Present every line in which the string "this" appears.
** START Supplied data **
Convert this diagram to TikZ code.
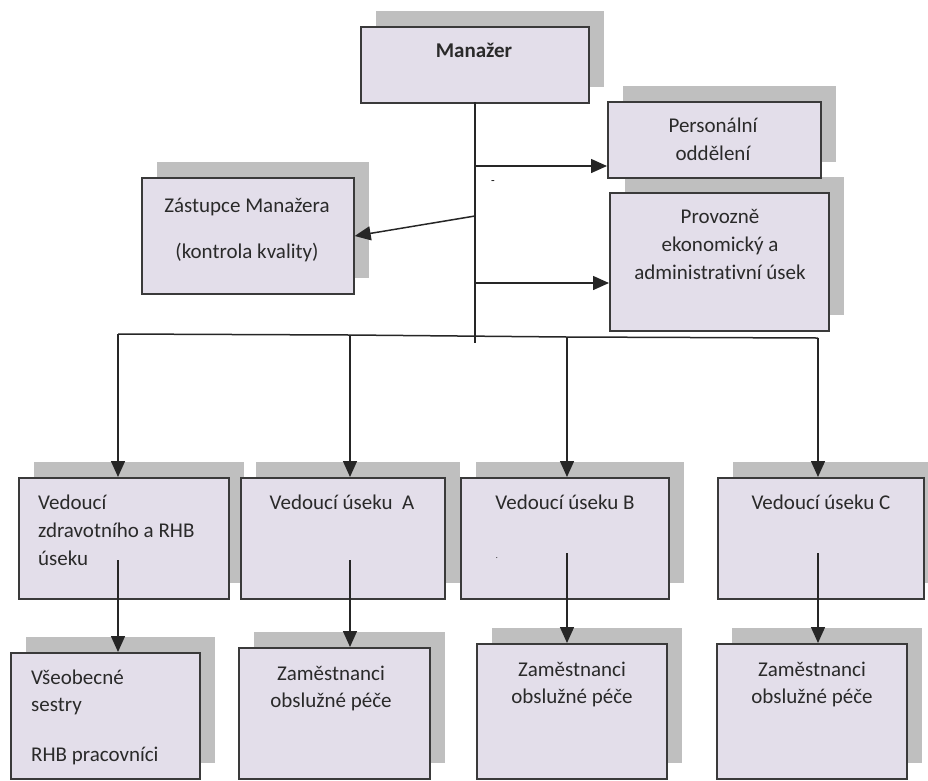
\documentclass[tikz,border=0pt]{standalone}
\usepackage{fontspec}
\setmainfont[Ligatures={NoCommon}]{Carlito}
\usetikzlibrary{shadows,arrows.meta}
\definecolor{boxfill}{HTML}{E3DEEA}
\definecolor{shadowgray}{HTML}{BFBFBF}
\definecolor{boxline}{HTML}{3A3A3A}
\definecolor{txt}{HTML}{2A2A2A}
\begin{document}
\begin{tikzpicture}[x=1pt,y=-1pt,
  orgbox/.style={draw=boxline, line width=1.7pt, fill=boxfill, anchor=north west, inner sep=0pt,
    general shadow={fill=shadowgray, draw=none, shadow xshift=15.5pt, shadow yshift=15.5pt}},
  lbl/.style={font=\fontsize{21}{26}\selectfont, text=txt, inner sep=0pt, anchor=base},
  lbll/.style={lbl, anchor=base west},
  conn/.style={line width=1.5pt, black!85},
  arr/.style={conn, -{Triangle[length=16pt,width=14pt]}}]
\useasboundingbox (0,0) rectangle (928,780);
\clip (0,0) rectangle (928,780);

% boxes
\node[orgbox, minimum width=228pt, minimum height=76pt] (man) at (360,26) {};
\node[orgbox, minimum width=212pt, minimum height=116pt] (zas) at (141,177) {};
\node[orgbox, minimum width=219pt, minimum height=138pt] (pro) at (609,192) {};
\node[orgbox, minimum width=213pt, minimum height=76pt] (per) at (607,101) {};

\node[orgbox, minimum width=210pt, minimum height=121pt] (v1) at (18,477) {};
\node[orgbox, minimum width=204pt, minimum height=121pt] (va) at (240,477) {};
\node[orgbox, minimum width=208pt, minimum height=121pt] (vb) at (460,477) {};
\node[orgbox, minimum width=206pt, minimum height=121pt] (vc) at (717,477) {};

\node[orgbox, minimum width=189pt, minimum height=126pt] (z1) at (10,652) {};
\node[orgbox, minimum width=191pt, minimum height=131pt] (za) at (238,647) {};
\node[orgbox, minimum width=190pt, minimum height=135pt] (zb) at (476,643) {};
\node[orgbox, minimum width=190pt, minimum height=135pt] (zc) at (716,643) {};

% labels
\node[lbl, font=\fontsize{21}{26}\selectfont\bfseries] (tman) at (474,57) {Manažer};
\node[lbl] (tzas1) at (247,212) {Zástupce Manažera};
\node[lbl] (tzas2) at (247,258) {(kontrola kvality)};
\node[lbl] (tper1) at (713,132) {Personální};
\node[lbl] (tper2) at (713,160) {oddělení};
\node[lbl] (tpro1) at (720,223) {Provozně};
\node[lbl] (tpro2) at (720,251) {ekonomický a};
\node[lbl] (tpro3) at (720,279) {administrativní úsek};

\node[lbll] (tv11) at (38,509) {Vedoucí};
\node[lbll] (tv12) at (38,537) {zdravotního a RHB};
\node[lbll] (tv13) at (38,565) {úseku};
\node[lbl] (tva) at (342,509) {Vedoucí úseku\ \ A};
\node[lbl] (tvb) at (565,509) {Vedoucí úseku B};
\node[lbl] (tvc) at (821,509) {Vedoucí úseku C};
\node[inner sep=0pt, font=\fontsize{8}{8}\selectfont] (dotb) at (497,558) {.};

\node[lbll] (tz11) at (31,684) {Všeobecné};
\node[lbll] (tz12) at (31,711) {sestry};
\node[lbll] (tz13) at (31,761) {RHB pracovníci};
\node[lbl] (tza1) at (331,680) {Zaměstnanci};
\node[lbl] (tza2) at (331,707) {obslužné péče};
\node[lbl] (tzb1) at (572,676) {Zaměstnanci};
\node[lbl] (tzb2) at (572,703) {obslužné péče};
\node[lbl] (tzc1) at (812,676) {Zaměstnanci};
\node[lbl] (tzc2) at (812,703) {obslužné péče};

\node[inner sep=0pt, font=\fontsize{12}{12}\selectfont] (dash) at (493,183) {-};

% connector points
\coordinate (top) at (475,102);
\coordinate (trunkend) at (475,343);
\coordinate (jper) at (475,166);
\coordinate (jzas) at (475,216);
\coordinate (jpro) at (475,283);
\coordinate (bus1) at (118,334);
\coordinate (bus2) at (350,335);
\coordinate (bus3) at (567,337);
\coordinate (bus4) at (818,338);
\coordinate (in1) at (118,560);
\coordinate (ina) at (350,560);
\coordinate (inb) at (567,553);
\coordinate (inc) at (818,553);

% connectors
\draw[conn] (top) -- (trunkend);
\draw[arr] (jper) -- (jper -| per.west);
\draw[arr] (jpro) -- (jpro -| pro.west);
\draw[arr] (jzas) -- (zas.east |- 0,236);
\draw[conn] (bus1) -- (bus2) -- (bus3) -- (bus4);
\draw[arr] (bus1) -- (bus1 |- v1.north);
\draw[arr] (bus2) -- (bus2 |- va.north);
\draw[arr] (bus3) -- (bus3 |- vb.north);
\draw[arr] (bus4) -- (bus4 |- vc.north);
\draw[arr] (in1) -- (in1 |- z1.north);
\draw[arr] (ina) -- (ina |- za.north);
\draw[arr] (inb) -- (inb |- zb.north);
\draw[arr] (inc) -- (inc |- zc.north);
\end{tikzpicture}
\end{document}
** END Supplied data **
** START Supplied data **
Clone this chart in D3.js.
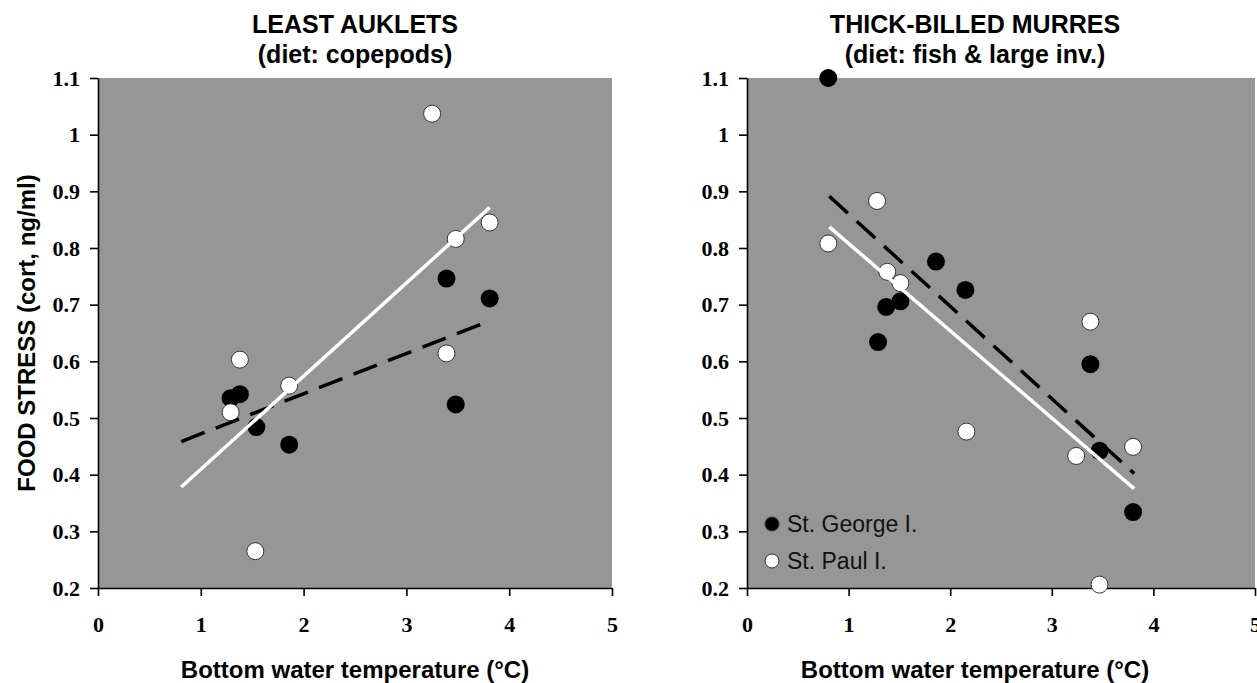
** END Supplied data **
** START Supplied data **
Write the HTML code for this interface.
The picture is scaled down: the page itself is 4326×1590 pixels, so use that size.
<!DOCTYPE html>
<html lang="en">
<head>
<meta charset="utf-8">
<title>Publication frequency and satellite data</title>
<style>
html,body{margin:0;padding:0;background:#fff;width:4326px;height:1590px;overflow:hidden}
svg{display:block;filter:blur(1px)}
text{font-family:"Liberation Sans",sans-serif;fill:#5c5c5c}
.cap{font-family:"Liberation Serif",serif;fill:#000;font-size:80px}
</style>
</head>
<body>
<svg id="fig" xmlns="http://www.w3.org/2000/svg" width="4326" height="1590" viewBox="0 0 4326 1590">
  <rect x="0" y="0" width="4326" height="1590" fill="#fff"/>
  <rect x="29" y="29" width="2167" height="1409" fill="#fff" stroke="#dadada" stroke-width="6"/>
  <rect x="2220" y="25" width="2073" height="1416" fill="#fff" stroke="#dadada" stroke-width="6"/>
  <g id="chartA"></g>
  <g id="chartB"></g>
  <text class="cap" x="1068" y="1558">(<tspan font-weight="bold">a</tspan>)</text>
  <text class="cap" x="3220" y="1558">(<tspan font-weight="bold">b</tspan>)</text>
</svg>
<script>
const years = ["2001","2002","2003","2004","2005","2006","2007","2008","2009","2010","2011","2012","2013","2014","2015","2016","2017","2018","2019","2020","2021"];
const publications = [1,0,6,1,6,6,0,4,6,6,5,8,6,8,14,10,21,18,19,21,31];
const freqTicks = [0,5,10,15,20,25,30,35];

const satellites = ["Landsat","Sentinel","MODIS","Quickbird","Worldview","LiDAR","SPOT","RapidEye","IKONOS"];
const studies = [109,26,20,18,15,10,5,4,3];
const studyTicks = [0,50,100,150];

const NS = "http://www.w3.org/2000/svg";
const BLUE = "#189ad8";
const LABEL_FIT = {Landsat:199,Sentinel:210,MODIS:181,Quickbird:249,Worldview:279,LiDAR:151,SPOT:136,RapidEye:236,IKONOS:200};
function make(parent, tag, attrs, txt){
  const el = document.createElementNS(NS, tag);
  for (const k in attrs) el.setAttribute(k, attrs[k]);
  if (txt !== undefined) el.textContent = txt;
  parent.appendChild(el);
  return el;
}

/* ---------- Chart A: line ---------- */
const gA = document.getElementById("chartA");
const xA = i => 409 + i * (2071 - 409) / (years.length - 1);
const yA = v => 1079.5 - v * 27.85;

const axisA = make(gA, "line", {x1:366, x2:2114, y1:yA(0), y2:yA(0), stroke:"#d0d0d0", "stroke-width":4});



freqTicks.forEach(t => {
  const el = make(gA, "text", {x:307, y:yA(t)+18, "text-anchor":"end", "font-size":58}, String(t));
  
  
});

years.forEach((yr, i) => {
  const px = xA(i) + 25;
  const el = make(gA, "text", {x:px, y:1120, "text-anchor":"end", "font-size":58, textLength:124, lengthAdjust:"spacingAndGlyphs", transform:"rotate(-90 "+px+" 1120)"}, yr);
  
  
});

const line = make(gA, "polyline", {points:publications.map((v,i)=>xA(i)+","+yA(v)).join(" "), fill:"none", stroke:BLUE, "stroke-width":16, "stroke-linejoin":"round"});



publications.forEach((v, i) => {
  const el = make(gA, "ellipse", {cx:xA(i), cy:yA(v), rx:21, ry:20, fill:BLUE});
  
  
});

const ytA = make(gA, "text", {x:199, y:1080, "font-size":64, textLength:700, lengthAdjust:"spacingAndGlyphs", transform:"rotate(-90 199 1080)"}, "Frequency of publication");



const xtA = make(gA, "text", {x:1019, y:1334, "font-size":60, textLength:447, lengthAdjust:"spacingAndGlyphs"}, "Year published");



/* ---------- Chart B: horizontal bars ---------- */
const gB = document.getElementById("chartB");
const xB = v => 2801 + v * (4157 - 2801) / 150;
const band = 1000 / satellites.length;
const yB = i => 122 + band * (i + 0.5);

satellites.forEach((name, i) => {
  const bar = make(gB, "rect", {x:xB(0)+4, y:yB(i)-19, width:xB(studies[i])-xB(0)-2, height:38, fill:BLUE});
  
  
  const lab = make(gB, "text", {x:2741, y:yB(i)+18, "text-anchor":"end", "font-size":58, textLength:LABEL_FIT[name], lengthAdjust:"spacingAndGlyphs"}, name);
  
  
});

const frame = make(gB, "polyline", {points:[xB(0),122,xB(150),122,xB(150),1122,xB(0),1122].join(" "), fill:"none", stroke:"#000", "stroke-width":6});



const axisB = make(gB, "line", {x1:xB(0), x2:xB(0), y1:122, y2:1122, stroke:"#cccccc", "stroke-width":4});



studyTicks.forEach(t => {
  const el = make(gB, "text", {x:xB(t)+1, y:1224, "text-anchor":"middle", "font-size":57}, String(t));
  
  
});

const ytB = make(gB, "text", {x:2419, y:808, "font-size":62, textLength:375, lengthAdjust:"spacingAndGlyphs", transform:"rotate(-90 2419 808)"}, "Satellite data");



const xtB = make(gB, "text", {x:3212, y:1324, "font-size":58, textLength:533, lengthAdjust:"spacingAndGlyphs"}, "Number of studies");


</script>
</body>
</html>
** END Supplied data **
= Expected answer =
Convert this diagram to TikZ code.
Clone this chart in D3.js.
Write the HTML code for this interface.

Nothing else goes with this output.